Nicely sleuthed and documented!
Jeannie, at least the person who was doing this in your case was up front about it.
Many people with online profiles don’t mind being pitched to, they feel like they get great deals. And you know, I think it’s smart for people in sales-related professions to use these tools as an extension of their regular business communications.
I draw the line at sneaky, sleazy, underhanded and manipulative. And I don’t like the attitudes of openness that enable the Wolves.
Thank you!
Ike, you’ve shared with us all several very important lessons. As a professional once “stalked” online by a co-worker (who proceeded to manipulate and distort information for his own personal agenda), I know better than many the raw power we unwittingly provide others each day with our social, accessible, permanently available friend-ish overtures. As technology increasingly enables faster delivery and greater access, and as society and culture encourage distant contact that serves in lieu of traditional relationships, we, AND OUR GROWING CHILDREN, overlook the inherent risks. We normalize sharing and openness without much circumspection. We risk our safety, privacy, sense of propriety, and so much more. I’ve had to caution my early teen daughter about texts with friends (what’s understood between 2 today may be shared and misrepresented among many tomorrow) and Facebook status updates (you betcha I’m her friend, and I monitor from a distance).

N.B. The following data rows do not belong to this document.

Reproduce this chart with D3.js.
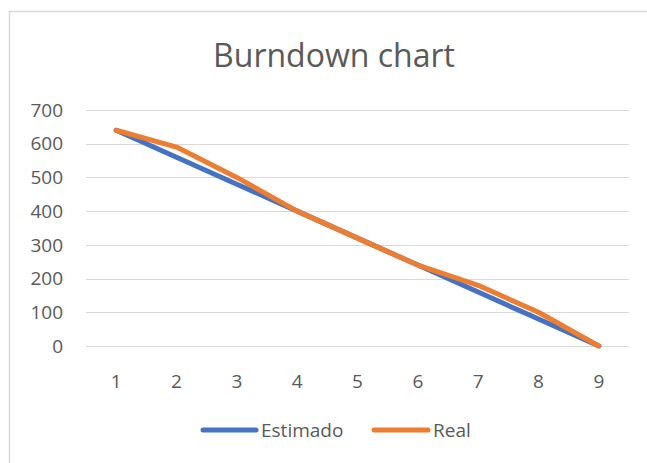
<!DOCTYPE html>
<html><head><meta charset="utf-8">
<script src="https://cdn.jsdelivr.net/npm/d3@7"></script>
<style>body{margin:0;background:#fff}svg{display:block}text{font-family:"Open Sans",sans-serif;fill:#595959}</style>
</head><body>
<svg id="c" width="647" height="463"></svg>
<script>
const categories = ["1","2","3","4","5","6","7","8","9"];
const estimado = [640,560,480,400,320,240,160,80,0];
const real = [640,590,500,400,320,240,180,100,0];
const yTicks = [0,100,200,300,400,500,600,700];
const seriesNames = ["Estimado","Real"];
const colors = ["#4472C4","#ED7D31"];

const svg = d3.select("#c");
svg.append("rect").attr("x",9.5).attr("y",11.5).attr("width",700).attr("height",500)
  .attr("fill","#fff").attr("stroke","#d9d9d9").attr("stroke-width",1.5);

const x = d3.scaleBand().domain(categories).range([86,629]);
const y = d3.scaleLinear().domain([0,700]).range([346,110]);

svg.append("text").attr("x",334).attr("y",67).attr("text-anchor","middle")
  .style("font-size","32px").text("Burndown chart");

const gy = svg.append("g");
gy.selectAll("line").data(yTicks).join("line")
  .attr("x1",86).attr("x2",629).attr("y1",d=>Math.round(y(d))+0.5).attr("y2",d=>Math.round(y(d))+0.5)
  .attr("stroke","#d9d9d9").attr("stroke-width",1.2);
gy.selectAll("text").data(yTicks).join("text")
  .attr("x",63).attr("y",d=>y(d)).attr("dy","0.35em").attr("text-anchor","end")
  .style("font-size","19px").text(d=>d);

svg.append("g").selectAll("text").data(categories).join("text")
  .attr("x",d=>x(d)+x.bandwidth()/2).attr("y",381).attr("dy","0.35em").attr("text-anchor","middle")
  .style("font-size","19px").text(d=>d);

const line = d3.line().x((d,i)=>x(categories[i])+x.bandwidth()/2).y(d=>y(d));
[estimado, real].forEach((s,k)=>{
  svg.append("path").attr("d",line(s)).attr("fill","none").attr("stroke",colors[k])
    .attr("stroke-width",5).attr("stroke-linecap","round").attr("stroke-linejoin","round");
});

const legend = [{x1:203,x2:256,tx:261},{x1:374,x2:428,tx:433}];
legend.forEach((L,k)=>{
  svg.append("line").attr("x1",L.x1).attr("x2",L.x2).attr("y1",430).attr("y2",430)
    .attr("stroke",colors[k]).attr("stroke-width",5).attr("stroke-linecap","round");
  svg.append("text").attr("x",L.tx).attr("y",430).attr("dy","0.35em").style("font-size","19px").text(seriesNames[k]);
});
</script>
</body></html>
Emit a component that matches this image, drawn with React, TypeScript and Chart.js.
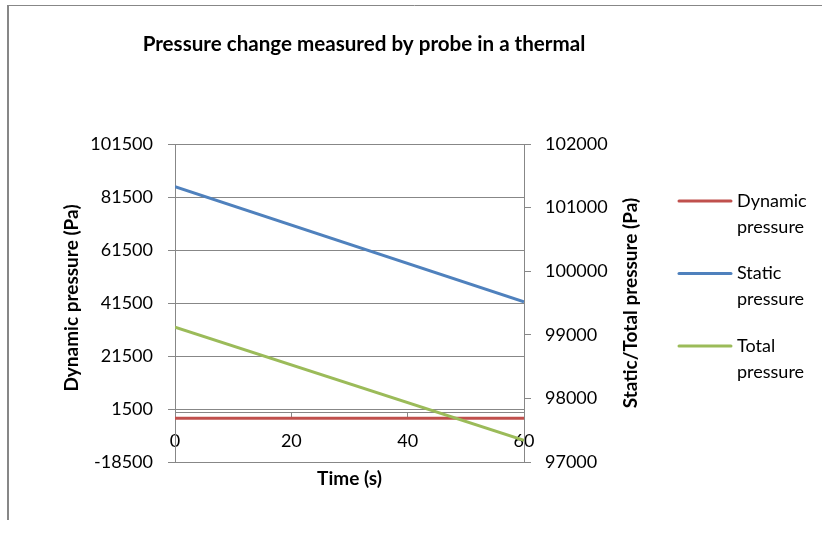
import React, { useEffect, useRef } from "react";
import { Chart, registerables } from "chart.js";

Chart.register(...registerables);

const timeValues = [0, 60];
const dynamicPressure = [-2000, -2000];
const staticPressure = [101330, 99520];
const totalPressure = [99120, 97340];
const leftTicks = [-18500, 1500, 21500, 41500, 61500, 81500, 101500];
const rightTicks = [97000, 98000, 99000, 100000, 101000, 102000];
const xTicks = [0, 20, 40, 60];
const seriesLabels = ["Dynamic pressure", "Static pressure", "Total pressure"];
const seriesColors = ["#C0504D", "#4F81BD", "#9BBB59"];
const titleText = "Pressure change measured by probe in a thermal";
const xTitle = "Time (s)";
const leftTitle = "Dynamic pressure (Pa)";
const rightTitle = "Static/Total pressure (Pa)";

const FONT = "Lato, 'Noto Sans', sans-serif";
const GRID = "#878787";
const TEXT = "#000000";

const decor = {
  id: "decor",
  beforeDraw(chart: any) {
    const ctx = chart.ctx;
    ctx.save();
    ctx.fillStyle = "#ffffff";
    ctx.fillRect(0, 0, chart.width, chart.height);
    ctx.strokeStyle = GRID;
    ctx.lineWidth = 1;
    ctx.beginPath();
    ctx.moveTo(7, 5.5);
    ctx.lineTo(822, 5.5);
    ctx.stroke();
    ctx.lineWidth = 2;
    ctx.beginPath();
    ctx.moveTo(8, 5);
    ctx.lineTo(8, 520);
    ctx.stroke();
    ctx.restore();
  },
  afterDraw(chart: any) {
    const ctx = chart.ctx;
    const area = chart.chartArea;
    const cy = (area.top + area.bottom) / 2;
    ctx.save();
    ctx.fillStyle = TEXT;
    ctx.textAlign = "center";
    ctx.textBaseline = "alphabetic";
    ctx.font = `bold 20.6px ${FONT}`;
    ctx.fillText(titleText, 364, 51);

    ctx.font = `bold 19px ${FONT}`;
    ctx.fillText(xTitle, (area.left + area.right) / 2, 485);

    ctx.save();
    ctx.translate(78, cy - 5);
    ctx.rotate(-Math.PI / 2);
    ctx.fillText(leftTitle, 0, 0);
    ctx.restore();

    ctx.save();
    ctx.translate(637, cy);
    ctx.rotate(-Math.PI / 2);
    ctx.fillText(rightTitle, 0, 0);
    ctx.restore();

    // legend
    ctx.font = `18px ${FONT}`;
    ctx.textAlign = "left";
    ctx.textBaseline = "middle";
    chart.data.datasets.forEach((ds: any, i: number) => {
      const y0 = 201 + i * 72.5;
      ctx.strokeStyle = ds.borderColor;
      ctx.lineWidth = 3;
      ctx.lineCap = "round";
      ctx.beginPath();
      ctx.moveTo(679, y0);
      ctx.lineTo(731, y0);
      ctx.stroke();
      const words = String(ds.label).split(" ");
      ctx.fillStyle = TEXT;
      ctx.fillText(words[0], 737, y0);
      ctx.fillText(words.slice(1).join(" "), 737, y0 + 26);
    });
    ctx.restore();
  },
};

const tickFont = { family: FONT, size: 18 };

export default function App() {
  const ref = useRef<HTMLCanvasElement | null>(null);
  useEffect(() => {
    if (!ref.current) return;
    const toPts = (vals: number[]) => timeValues.map((t, i) => ({ x: t, y: vals[i] }));
    const chart = new Chart(ref.current, {
      type: "line",
      data: {
        datasets: [
          { label: seriesLabels[0], data: toPts(dynamicPressure), yAxisID: "y", borderColor: seriesColors[0], backgroundColor: seriesColors[0], borderWidth: 3, pointRadius: 0, order: 2 },
          { label: seriesLabels[1], data: toPts(staticPressure), yAxisID: "y1", borderColor: seriesColors[1], backgroundColor: seriesColors[1], borderWidth: 3, pointRadius: 0, order: 1 },
          { label: seriesLabels[2], data: toPts(totalPressure), yAxisID: "y1", borderColor: seriesColors[2], backgroundColor: seriesColors[2], borderWidth: 3, pointRadius: 0, order: 0 },
        ],
      },
      options: {
        responsive: false,
        animation: false,
        layout: { padding: { left: 0, right: 203, top: 144, bottom: 71 } },
        plugins: { legend: { display: false }, title: { display: false }, tooltip: { enabled: false } },
        scales: {
          x: {
            type: "linear",
            min: 0,
            max: 60,
            position: { y: 0 } as any,
            afterBuildTicks: (s: any) => { s.ticks = xTicks.map((v) => ({ value: v })); },
            grid: { drawOnChartArea: false, tickLength: 4, color: GRID },
            border: { color: GRID, width: 1 },
            ticks: { font: tickFont, color: TEXT, padding: 13, maxRotation: 0, autoSkip: false },
          },
          y: {
            type: "linear",
            position: "left",
            min: leftTicks[0],
            max: leftTicks[leftTicks.length - 1],
            afterBuildTicks: (s: any) => { s.ticks = leftTicks.map((v) => ({ value: v })); },
            afterFit: (s: any) => { s.width = 175; },
            grid: { color: GRID, tickLength: 7 },
            border: { color: GRID, width: 1 },
            ticks: { font: tickFont, color: TEXT, padding: 15, callback: (v: any) => String(v) },
          },
          y1: {
            type: "linear",
            position: "right",
            min: rightTicks[0],
            max: rightTicks[rightTicks.length - 1],
            afterBuildTicks: (s: any) => { s.ticks = rightTicks.map((v) => ({ value: v })); },
            afterFit: (s: any) => { s.width = 100; },
            grid: { drawOnChartArea: false, tickLength: 7, color: GRID },
            border: { color: GRID, width: 1 },
            ticks: { font: tickFont, color: TEXT, padding: 14, callback: (v: any) => String(v) },
          },
        },
      },
      plugins: [decor],
    });
    return () => chart.destroy();
  }, []);
  return (
    <div style={{ position: "absolute", left: 0, top: 0, width: 827, height: 533 }}>
      <canvas ref={ref} width={827} height={533} style={{ display: "block" }} />
    </div>
  );
}
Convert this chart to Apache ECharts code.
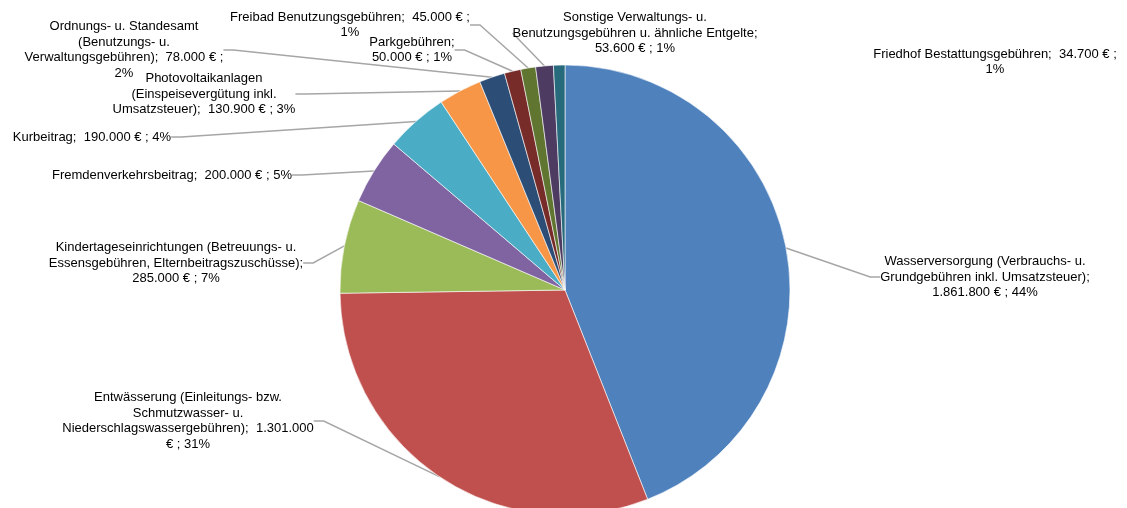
<!DOCTYPE html>
<html>
<head>
<meta charset="utf-8">
<script src="https://cdn.jsdelivr.net/npm/echarts@6/dist/echarts.min.js"></script>
<style>
  html, body { margin: 0; padding: 0; background: #fff; }
  #chart { width: 1127px; height: 508px; }
</style>
</head>
<body>
<div id="chart"></div>
<script>
// Kategorien (Zeilenumbrüche wie im Original)
const names = [
  "Wasserversorgung (Verbrauchs- u.\nGrundgebühren inkl. Umsatzsteuer)",
  "Entwässerung (Einleitungs- bzw.\nSchmutzwasser- u.\nNiederschlagswassergebühren)",
  "Kindertageseinrichtungen (Betreuungs- u.\nEssensgebühren, Elternbeitragszuschüsse)",
  "Fremdenverkehrsbeitrag",
  "Kurbeitrag",
  "Photovoltaikanlagen\n(Einspeisevergütung inkl.\nUmsatzsteuer)",
  "Ordnungs- u. Standesamt\n(Benutzungs- u.\nVerwaltungsgebühren)",
  "Parkgebühren",
  "Freibad Benutzungsgebühren",
  "Sonstige Verwaltungs- u.\nBenutzungsgebühren u. ähnliche Entgelte",
  "Friedhof Bestattungsgebühren"
];
// Werte in €
const values = [1861800, 1301000, 285000, 200000, 190000, 130900, 78000, 50000, 45000, 53600, 34700];
const colors = ["#4F81BD", "#C0504D", "#9BBB59", "#8064A2", "#4BACC6", "#F79646",
                "#2C4D75", "#772C2A", "#5F7530", "#4D3B62", "#276A7C"];

// Aufbau der Beschriftung: {b} Name, {v} Betrag, {p} Prozent
const labelFormats = [
  "{b};\n{v} € ; {p}%",
  "{b};  {v}\n€ ; {p}%",
  "{b};\n{v} € ; {p}%",
  "{b};  {v} € ; {p}%",
  "{b};  {v} € ; {p}%",
  "{b};  {v} € ; {p}%",
  "{b};  {v} € ;\n{p}%",
  "{b};\n{v} € ; {p}%",
  "{b};  {v} € ;\n{p}%",
  "{b};\n{v} € ; {p}%",
  "{b};  {v} € ;\n{p}%"
];

function fmtDE(n) {
  return String(n).replace(/\B(?=(\d{3})+(?!\d))/g, ".");
}

let myChart = echarts.init(document.getElementById("chart"));

// Mittelpunkte der Beschriftungen
const labelPos = [
  [985, 277], [188, 421], [176, 263], [172, 175], [92, 137], [204, 94],
  [124, 50], [412, 50], [350, 25], [635, 33], [995, 62]
];

const data = values.map(function (v, i) {
  let item = { name: names[i], value: v, itemStyle: { color: colors[i] } };
  if (i == 10) {
    item.labelLine = { show: false };
  }
  return item;
});

myChart.setOption({
  animation: false,
  textStyle: { fontFamily: "Liberation Sans, Arial, sans-serif" },
  series: [
    {
      type: "pie",
      center: [565, 290],
      radius: 225,
      startAngle: 90,
      clockwise: true,
      avoidLabelOverlap: false,
      data: data,
      itemStyle: { borderColor: "#fff", borderWidth: 0.6 },
      label: {
        show: true,
        position: "outside",
        color: "#000",
        fontSize: 13,
        lineHeight: 15.5,
        fontFamily: "Liberation Sans, Arial, sans-serif",
        formatter: function (params) {
          return labelFormats[params.dataIndex]
            .replace("{b}", params.name)
            .replace("{v}", fmtDE(params.value))
            .replace("{p}", Math.round(params.percent));
        }
      },
      labelLine: {
        show: true,
        length: 10,
        length2: 10,
        lineStyle: { color: "#a6a6a6", width: 1.5 }
      },
      labelLayout: function (params) {
        let p = labelPos[params.dataIndex];
        return { x: p[0], y: p[1], align: "center", verticalAlign: "middle" };
      }
    }
  ]
});
</script>
</body>
</html>
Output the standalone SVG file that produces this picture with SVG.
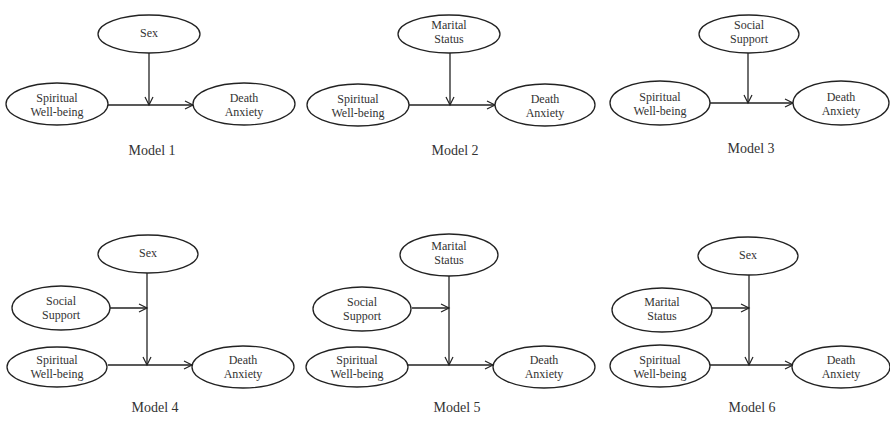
<svg xmlns="http://www.w3.org/2000/svg" width="890" height="422" viewBox="0 0 890 422">
<defs>
<marker id="arr" markerUnits="userSpaceOnUse" markerWidth="12" markerHeight="12" refX="9" refY="5" orient="auto">
<path d="M1,1 L9,5 L1,9" fill="none" stroke="#222" stroke-width="1.2"/>
</marker>
<style>
.n ellipse{fill:#fff;stroke:#222;stroke-width:1.3}
.n text,.lab{font-family:"Liberation Serif","Times New Roman",serif;font-size:12px;fill:#333;text-anchor:middle}
.lab{font-size:14px}
.c line{stroke:#222;stroke-width:1.3;fill:none}
.c .a{marker-end:url(#arr)}
</style>
</defs>
<rect width="890" height="422" fill="#fff"/>
<g class="c" id="connectors">
<!-- Model 1 -->
<line x1="108" y1="105" x2="193" y2="105" class="a"/>
<line x1="149" y1="53" x2="149" y2="105" class="a"/>
<!-- Model 2 -->
<line x1="409" y1="105" x2="495" y2="105" class="a"/>
<line x1="450" y1="53" x2="450" y2="105" class="a"/>
<!-- Model 3 -->
<line x1="709" y1="103" x2="793" y2="103" class="a"/>
<line x1="748" y1="53" x2="748" y2="103" class="a"/>
<!-- Model 4 -->
<line x1="108" y1="365" x2="192" y2="365" class="a"/>
<line x1="147" y1="273" x2="147" y2="365" class="a"/>
<line x1="110" y1="308" x2="147" y2="308" class="a"/>
<!-- Model 5 -->
<line x1="408" y1="365" x2="493" y2="365" class="a"/>
<line x1="449" y1="276" x2="449" y2="365" class="a"/>
<line x1="412" y1="308" x2="449" y2="308" class="a"/>
<!-- Model 6 -->
<line x1="710" y1="365" x2="793" y2="365" class="a"/>
<line x1="749" y1="275" x2="749" y2="365" class="a"/>
<line x1="712" y1="308" x2="749" y2="308" class="a"/>
</g>
<!-- Model 1 -->
<g class="n" id="m1-sex"><ellipse cx="149" cy="34" rx="51" ry="19"/><text x="149" y="37">Sex</text></g>
<g class="n" id="m1-swb"><ellipse cx="57" cy="104" rx="51" ry="21"/><text x="57" y="102">Spiritual</text><text x="57" y="116">Well-being</text></g>
<g class="n" id="m1-da"><ellipse cx="244" cy="104" rx="51" ry="21"/><text x="244" y="102">Death</text><text x="244" y="116">Anxiety</text></g>
<text class="lab" x="152" y="155">Model 1</text>
<!-- Model 2 -->
<g class="n" id="m2-ms"><ellipse cx="449" cy="34" rx="51" ry="19"/><text x="449" y="29">Marital</text><text x="449" y="43">Status</text></g>
<g class="n" id="m2-swb"><ellipse cx="358" cy="105" rx="51" ry="21"/><text x="358" y="103">Spiritual</text><text x="358" y="117">Well-being</text></g>
<g class="n" id="m2-da"><ellipse cx="545" cy="105" rx="50" ry="21"/><text x="545" y="103">Death</text><text x="545" y="117">Anxiety</text></g>
<text class="lab" x="455" y="155">Model 2</text>
<!-- Model 3 -->
<g class="n" id="m3-ss"><ellipse cx="749" cy="34" rx="50" ry="19"/><text x="749" y="29">Social</text><text x="749" y="43">Support</text></g>
<g class="n" id="m3-swb"><ellipse cx="660" cy="103" rx="50" ry="22"/><text x="660" y="101">Spiritual</text><text x="660" y="115">Well-being</text></g>
<g class="n" id="m3-da"><ellipse cx="841" cy="103" rx="48" ry="22"/><text x="841" y="101">Death</text><text x="841" y="115">Anxiety</text></g>
<text class="lab" x="751" y="153">Model 3</text>
<!-- Model 4 -->
<g class="n" id="m4-sex"><ellipse cx="148" cy="254" rx="50" ry="19"/><text x="148" y="257">Sex</text></g>
<g class="n" id="m4-ss"><ellipse cx="61" cy="308" rx="49" ry="22"/><text x="61" y="305">Social</text><text x="61" y="319">Support</text></g>
<g class="n" id="m4-swb"><ellipse cx="57" cy="367" rx="50" ry="20"/><text x="57" y="364">Spiritual</text><text x="57" y="378">Well-being</text></g>
<g class="n" id="m4-da"><ellipse cx="243" cy="367" rx="51" ry="21"/><text x="243" y="364">Death</text><text x="243" y="378">Anxiety</text></g>
<text class="lab" x="155" y="412">Model 4</text>
<!-- Model 5 -->
<g class="n" id="m5-ms"><ellipse cx="449" cy="255" rx="49" ry="21"/><text x="449" y="250">Marital</text><text x="449" y="264">Status</text></g>
<g class="n" id="m5-ss"><ellipse cx="362" cy="309" rx="49" ry="22"/><text x="362" y="306">Social</text><text x="362" y="320">Support</text></g>
<g class="n" id="m5-swb"><ellipse cx="357" cy="367" rx="51" ry="20"/><text x="357" y="364">Spiritual</text><text x="357" y="378">Well-being</text></g>
<g class="n" id="m5-da"><ellipse cx="544" cy="367" rx="51" ry="21"/><text x="544" y="364">Death</text><text x="544" y="378">Anxiety</text></g>
<text class="lab" x="457" y="412">Model 5</text>
<!-- Model 6 -->
<g class="n" id="m6-sex"><ellipse cx="748" cy="256" rx="50" ry="19"/><text x="748" y="259">Sex</text></g>
<g class="n" id="m6-ms"><ellipse cx="662" cy="310" rx="50" ry="22"/><text x="662" y="306">Marital</text><text x="662" y="320">Status</text></g>
<g class="n" id="m6-swb"><ellipse cx="660" cy="366" rx="50" ry="21"/><text x="660" y="364">Spiritual</text><text x="660" y="378">Well-being</text></g>
<g class="n" id="m6-da"><ellipse cx="841" cy="367" rx="49" ry="21"/><text x="841" y="364">Death</text><text x="841" y="378">Anxiety</text></g>
<text class="lab" x="752" y="412">Model 6</text>
</svg>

We’ve all read some horror stories and I hope you pardon me, but Don Henley’s old song “Dirty Laundry” comes to mind – we’re shocked but don’t see ourselves – because we’re much smarter and much more in control – in those situations. Wrong. Just wrong.
Thank you for digging into this, and for sharing. It’s a powerful story and you’re a gifted writer with a mind for putting puzzle pieces together. I’m fortunate to know you, if only from afar.
Gotta go try to figure out which list I’m on. Heh.
You’re on the Nice List, for now.
Santa most definitely scours Facebook for Naughty List material.
Thanks!
We’ve all been waiting for spammers to get past royal inheritance from Nigeria, Viagra schemes and clear abuses of the English language to try to dupe. This is a much more sophisticated exercise, and one that the conspiracy theorist in me wonders if there are much larger paid networks of folks who do this across other platforms. Yikes.
Oh, it’s not a theory:)
And let me know if you happen to uncover any examples of the Social Media Dark Arts along the way.